[What the task requires]
Extract, in full, the lines below, beginning at the first and ending with the line that contains "line=dict(color=c, width=5.5)))". Pictures do not belong in the copy.
==========
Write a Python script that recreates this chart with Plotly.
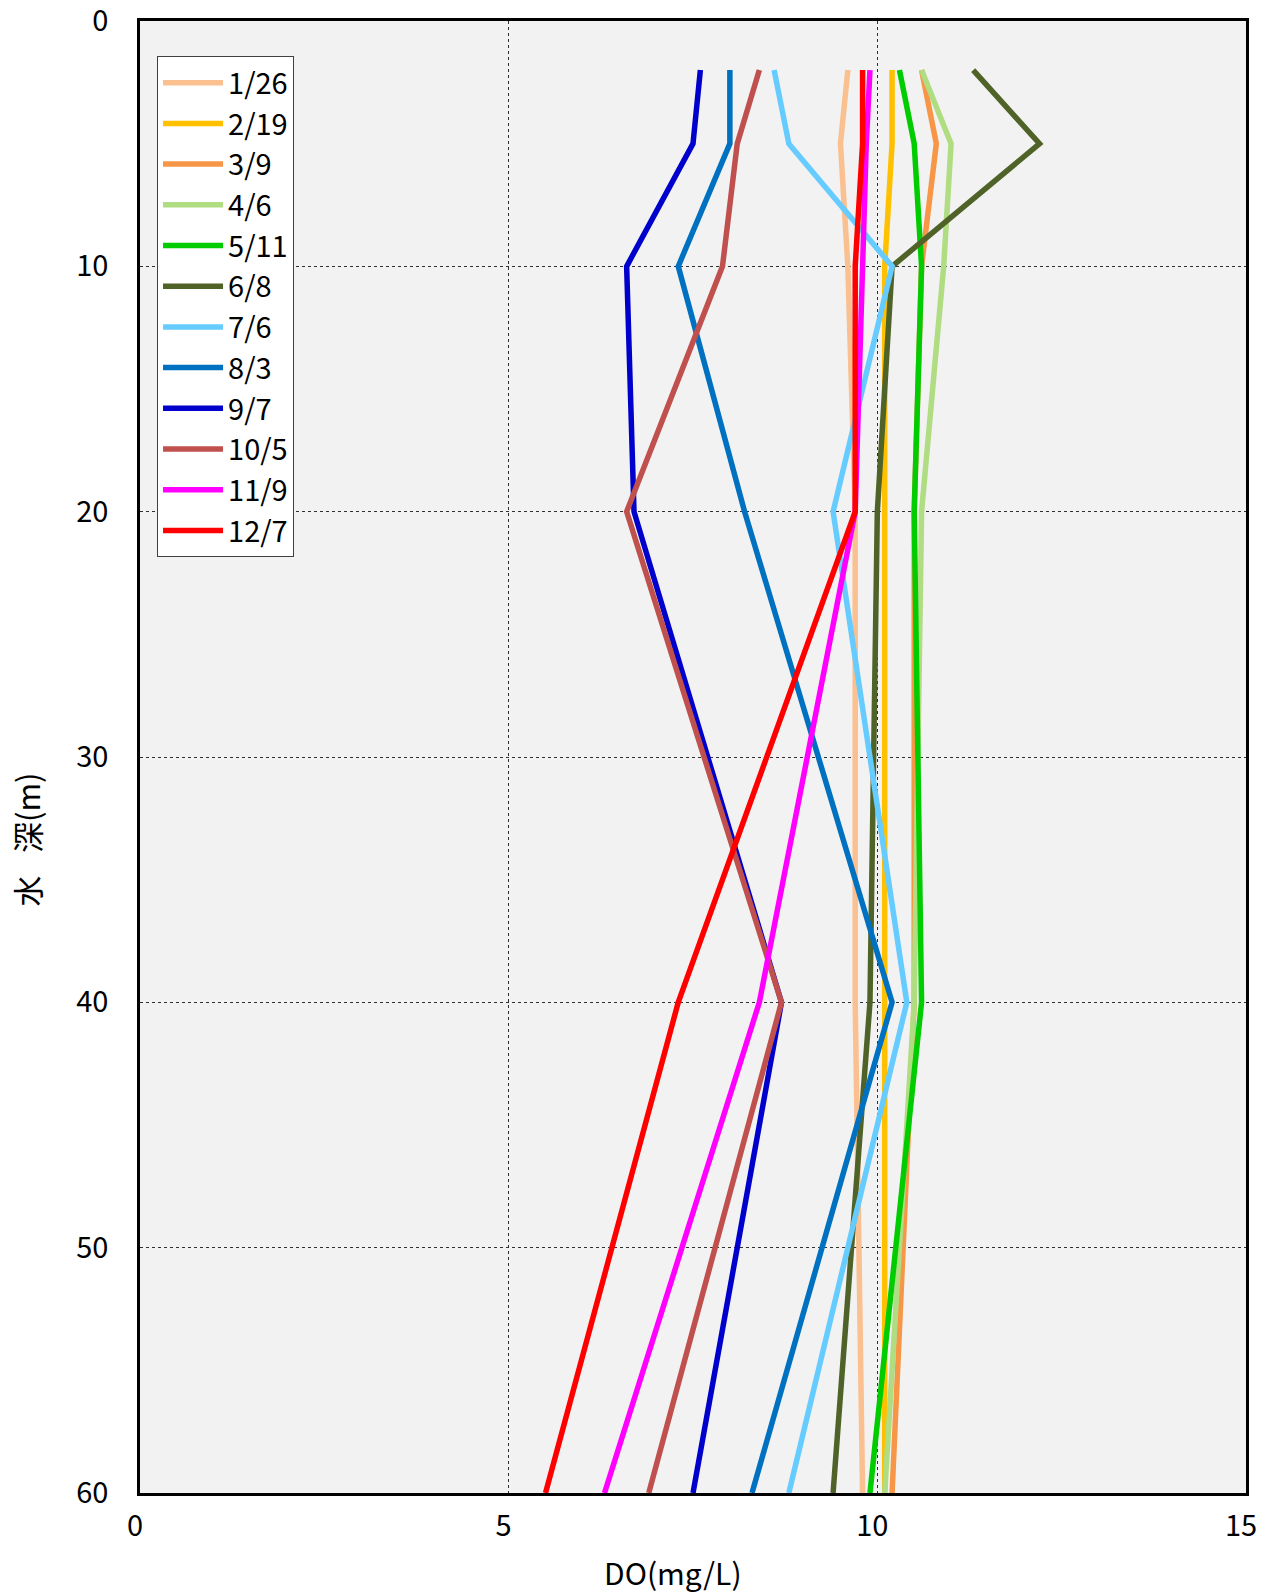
import plotly.graph_objects as go

depths = [2, 5, 10, 20, 40, 60]
dates = ["1/26", "2/19", "3/9", "4/6", "5/11", "6/8", "7/6", "8/3", "9/7", "10/5", "11/9", "12/7"]
do_0126 = [9.6, 9.5, 9.6, 9.7, 9.7, 9.8]
do_0219 = [10.2, 10.2, 10.1, 10.1, 10.1, 10.1]
do_0309 = [10.6, 10.8, 10.6, 10.5, 10.5, 10.2]
do_0406 = [10.6, 11.0, 10.9, 10.6, 10.5, 10.1]
do_0511 = [10.3, 10.5, 10.6, 10.5, 10.6, 9.9]
do_0608 = [11.3, 12.2, 10.2, 10.0, 9.9, 9.4]
do_0706 = [8.6, 8.8, 10.2, 9.4, 10.4, 8.8]
do_0803 = [8.0, 8.0, 7.3, 8.2, 10.2, 8.3]
do_0907 = [7.6, 7.5, 6.6, 6.7, 8.7, 7.5]
do_1005 = [8.4, 8.1, 7.9, 6.6, 8.7, 6.9]
do_1109 = [9.9, 9.85, 9.8, 9.7, 8.4, 6.3]
do_1207 = [9.8, 9.8, 9.7, 9.7, 7.3, 5.5]
series = [do_0126, do_0219, do_0309, do_0406, do_0511, do_0608,
          do_0706, do_0803, do_0907, do_1005, do_1109, do_1207]
colors = ["#FAC090", "#FFC000", "#F79646", "#B0DC82", "#00CC00", "#4F6228",
          "#66CCFF", "#0070C0", "#0000CC", "#C0504D", "#FF00FF", "#FF0000"]

FONT = "Noto Sans CJK JP"
fig = go.Figure()
for name, vals, c in zip(dates, series, colors):
    fig.add_trace(go.Scatter(x=vals, y=depths, mode="lines", name=name,
                             line=dict(color=c, width=5.5)))

fig.update_layout(
    width=1267, height=1593,
    margin=dict(l=140, r=21, t=21, b=100, autoexpand=False),
    paper_bgcolor="white", plot_bgcolor="#F2F2F2",
    font=dict(family=FONT, color="black"),
    showlegend=True,
    legend=dict(x=0.0154, y=0.976, xanchor="left", yanchor="top",
                bgcolor="white", bordercolor="#404040", borderwidth=1,
                font=dict(family=FONT, size=29, color="black"),
                tracegroupgap=0, itemwidth=60),
    xaxis=dict(range=[0, 15], dtick=5, tick0=0, showgrid=True,
               gridcolor="#303030", griddash="dot", gridwidth=1,
               showline=True, mirror=True, linecolor="black", linewidth=2.5,
               zeroline=False, ticks="", ticklabelstandoff=5, ticklabelshift=-5,
               ticklabeloverflow="allow", automargin=False,
               tickfont=dict(family=FONT, size=29, color="black")),
    yaxis=dict(range=[60, 0], dtick=10, tick0=0, showgrid=True,
               gridcolor="#303030", griddash="dot", gridwidth=1,
               showline=True, mirror=True, linecolor="black", linewidth=2.5,
               zeroline=False, ticks="", ticklabelstandoff=23,
               ticklabeloverflow="allow", automargin=False,
               tickfont=dict(family=FONT, size=29, color="black")),
    annotations=[
        dict(text="DO(mg/L)", xref="paper", yref="paper", x=0.482, y=-0.0537,
             xanchor="center", yanchor="middle", showarrow=False,
             font=dict(family=FONT, size=30, color="black")),
        dict(text="水\u2002 深(m)", xref="paper", yref="paper", x=-0.103, y=0.444,
             xanchor="center", yanchor="middle", showarrow=False, textangle=-90,
             font=dict(family=FONT, size=31, color="black")),
    ],
)
fig.write_html("out.html", config={"displayModeBar": False},
               post_script="document.body.style.margin='0';document.body.style.overflow='hidden';")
==========
[Correct answer]
Write a Python script that recreates this chart with Plotly.
import plotly.graph_objects as go

depths = [2, 5, 10, 20, 40, 60]
dates = ["1/26", "2/19", "3/9", "4/6", "5/11", "6/8", "7/6", "8/3", "9/7", "10/5", "11/9", "12/7"]
do_0126 = [9.6, 9.5, 9.6, 9.7, 9.7, 9.8]
do_0219 = [10.2, 10.2, 10.1, 10.1, 10.1, 10.1]
do_0309 = [10.6, 10.8, 10.6, 10.5, 10.5, 10.2]
do_0406 = [10.6, 11.0, 10.9, 10.6, 10.5, 10.1]
do_0511 = [10.3, 10.5, 10.6, 10.5, 10.6, 9.9]
do_0608 = [11.3, 12.2, 10.2, 10.0, 9.9, 9.4]
do_0706 = [8.6, 8.8, 10.2, 9.4, 10.4, 8.8]
do_0803 = [8.0, 8.0, 7.3, 8.2, 10.2, 8.3]
do_0907 = [7.6, 7.5, 6.6, 6.7, 8.7, 7.5]
do_1005 = [8.4, 8.1, 7.9, 6.6, 8.7, 6.9]
do_1109 = [9.9, 9.85, 9.8, 9.7, 8.4, 6.3]
do_1207 = [9.8, 9.8, 9.7, 9.7, 7.3, 5.5]
series = [do_0126, do_0219, do_0309, do_0406, do_0511, do_0608,
          do_0706, do_0803, do_0907, do_1005, do_1109, do_1207]
colors = ["#FAC090", "#FFC000", "#F79646", "#B0DC82", "#00CC00", "#4F6228",
          "#66CCFF", "#0070C0", "#0000CC", "#C0504D", "#FF00FF", "#FF0000"]

FONT = "Noto Sans CJK JP"
fig = go.Figure()
for name, vals, c in zip(dates, series, colors):
    fig.add_trace(go.Scatter(x=vals, y=depths, mode="lines", name=name,
                             line=dict(color=c, width=5.5)))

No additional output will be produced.